The cover is from a paper pack pad I found at TK Maxx called Steampunk Florals. These papers can be pretty great for bookbinding, especially for use as flyleaves and such, because they are quite sturdy. Also this one has a glossy surface which is pretty neat for a cover, especially combined with the high sheen leather.

This is my latest attempt in coptic binding: black horse leather, bright orange yarn and ribbon bookmark. I got this postcard with the leaf lady from a dear friend several years ago and have always love the motif. The postcard sits in a slight indentation which gives some protection from wear and tear.

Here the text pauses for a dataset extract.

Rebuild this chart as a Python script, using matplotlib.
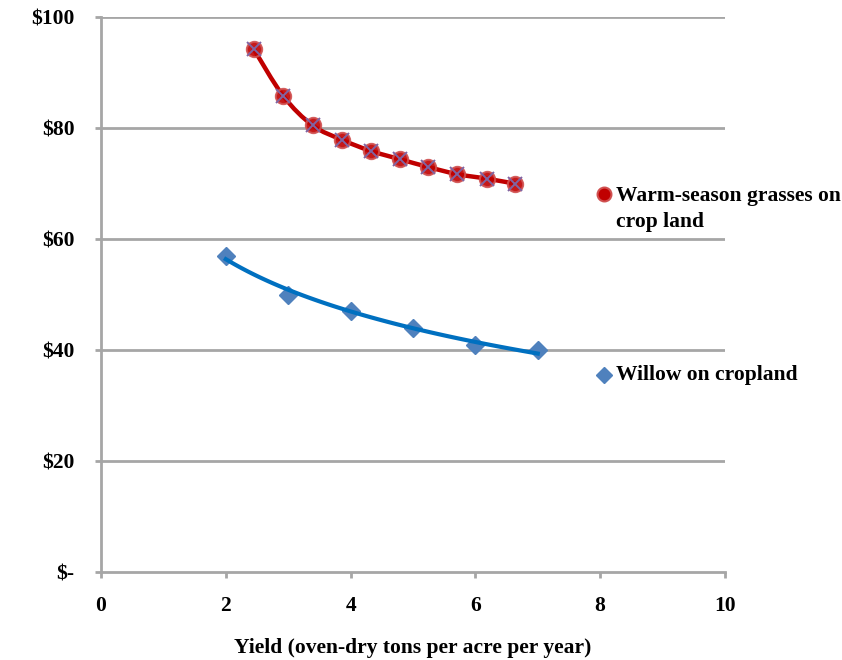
import numpy as np
import matplotlib
matplotlib.use("Agg")
import matplotlib.pyplot as plt
from matplotlib.lines import Line2D
from matplotlib.path import Path
from matplotlib.patches import PathPatch

# data
grass_x = [2.45, 2.92, 3.39, 3.86, 4.32, 4.79, 5.24, 5.71, 6.18, 6.63]
grass_y = [94.2, 85.8, 80.5, 77.9, 75.9, 74.4, 73.0, 71.7, 70.9, 70.0]
willow_x = [2, 3, 4, 5, 6, 7]
willow_y = [57, 50, 47, 44, 41, 40]
y_ticks = [0, 20, 40, 60, 80, 100]
y_labels = ["$-", "$20", "$40", "$60", "$80", "$100"]
x_ticks = [0, 2, 4, 6, 8, 10]

FS = 15.5
plt.rcParams["font.family"] = ["Liberation Serif", "DejaVu Serif"]
plt.rcParams["font.weight"] = "bold"


def smooth_path(xs, ys, t=1 / 6):
    """Excel-like smoothed line: Catmull-Rom segments as cubic Bezier curves."""
    p = np.column_stack([xs, ys]).astype(float)
    verts, codes = [p[0]], [Path.MOVETO]
    for i in range(len(p) - 1):
        p0 = p[i - 1] if i > 0 else p[i]
        p3 = p[i + 2] if i + 2 < len(p) else p[i + 1]
        c1 = p[i] + (p[i + 1] - p0) * t
        c2 = p[i + 1] - (p3 - p[i]) * t
        verts += [c1, c2, p[i + 1]]
        codes += [Path.CURVE4] * 3
    return Path(verts, codes)


fig = plt.figure(figsize=(8.42, 6.6), dpi=100)
ax = fig.add_axes([0.12, 0.1333, 0.741, 0.8407])

grid_c = "#a6a6a6"
for yv in y_ticks[1:]:
    ax.axhline(yv, color=grid_c, lw=2, zorder=1)

# willow: markers + logarithmic trendline
ax.plot(willow_x, willow_y, "D", ms=9, color="#4f81bd", mec="#4f81bd", zorder=3)
b, a = np.polyfit(np.log(willow_x), willow_y, 1)
xs = np.linspace(min(willow_x), max(willow_x), 100)
ax.plot(xs, a + b * np.log(xs), color="#0070c0", lw=3, zorder=4)

# warm-season grasses: smoothed line with markers
ax.add_patch(PathPatch(smooth_path(grass_x, grass_y), fill=False, edgecolor="#c00000",
                       lw=3.2, zorder=4, capstyle="round"))
ax.plot(grass_x, grass_y, "o", ms=11, color="#c00000", mec="#d05050", mew=1.5, alpha=0.9, zorder=5)
ax.plot(grass_x, grass_y, "x", ms=10, mew=1.4, color="#8064a2", zorder=6)

ax.set_xlim(0, 10)
ax.set_ylim(0, 100)
ax.set_xticks(x_ticks)
ax.set_yticks(y_ticks)
ax.set_yticklabels(y_labels)
ax.tick_params(axis="both", labelsize=FS, color=grid_c, width=2, length=4, direction="out")
ax.tick_params(axis="x", pad=13)
ax.tick_params(axis="y", pad=15)
for lab in ax.get_xticklabels() + ax.get_yticklabels():
    lab.set_fontweight("bold")
for s in ["top", "right"]:
    ax.spines[s].set_visible(False)
for s in ["left", "bottom"]:
    ax.spines[s].set_color(grid_c)
    ax.spines[s].set_linewidth(2)

ax.set_xlabel("Yield (oven-dry tons per acre per year)", fontsize=FS, fontweight="bold", labelpad=16)

# legend entries placed beside the plot
fig.add_artist(Line2D([604 / 842], [1 - 194 / 660], marker="o", ms=10, color="#c00000",
                      mec="#d05050", mew=1.5, transform=fig.transFigure))
fig.text(616 / 842, 1 - 186 / 660, "Warm-season grasses on\ncrop land", fontsize=FS,
         fontweight="bold", va="top", ha="left", linespacing=1.4)
fig.add_artist(Line2D([604 / 842], [1 - 375 / 660], marker="D", ms=8, color="#4f81bd",
                      transform=fig.transFigure))
fig.text(616 / 842, 1 - 375 / 660, "Willow on cropland", fontsize=FS, fontweight="bold",
         va="center", ha="left")

fig.savefig("out.png", dpi=100)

My go to paper for bookbinding is the System Inkjet paper by Karstadt (I believe I've referenced it several times in the past) as it is a nice ivory color, fountain pen friendly, firm and smooth at 120gsm. Also it's inexpensive which is important as I'm experimenting all the time and need at least 30 sheets for a journal.
For the leaf lady notebook I've printed a light grey 5 mm dot grid.

I love marbled paper and journals with marbled covers can be hard to come by or super expensive. However the papers per se aren't that pricey - especially when compared to Japanese Katazome - and I really like being able to use them to my heart's content. I believe the above is my favorite, especially together with the the dark red book cloth.

I've seen videos about how the marbled effect is achieved but I'm still no less than amazed by it. Maybe I'll try that myself some day too!

What have you been up to this summer? Is there any hobby stuff you've always wanted to do?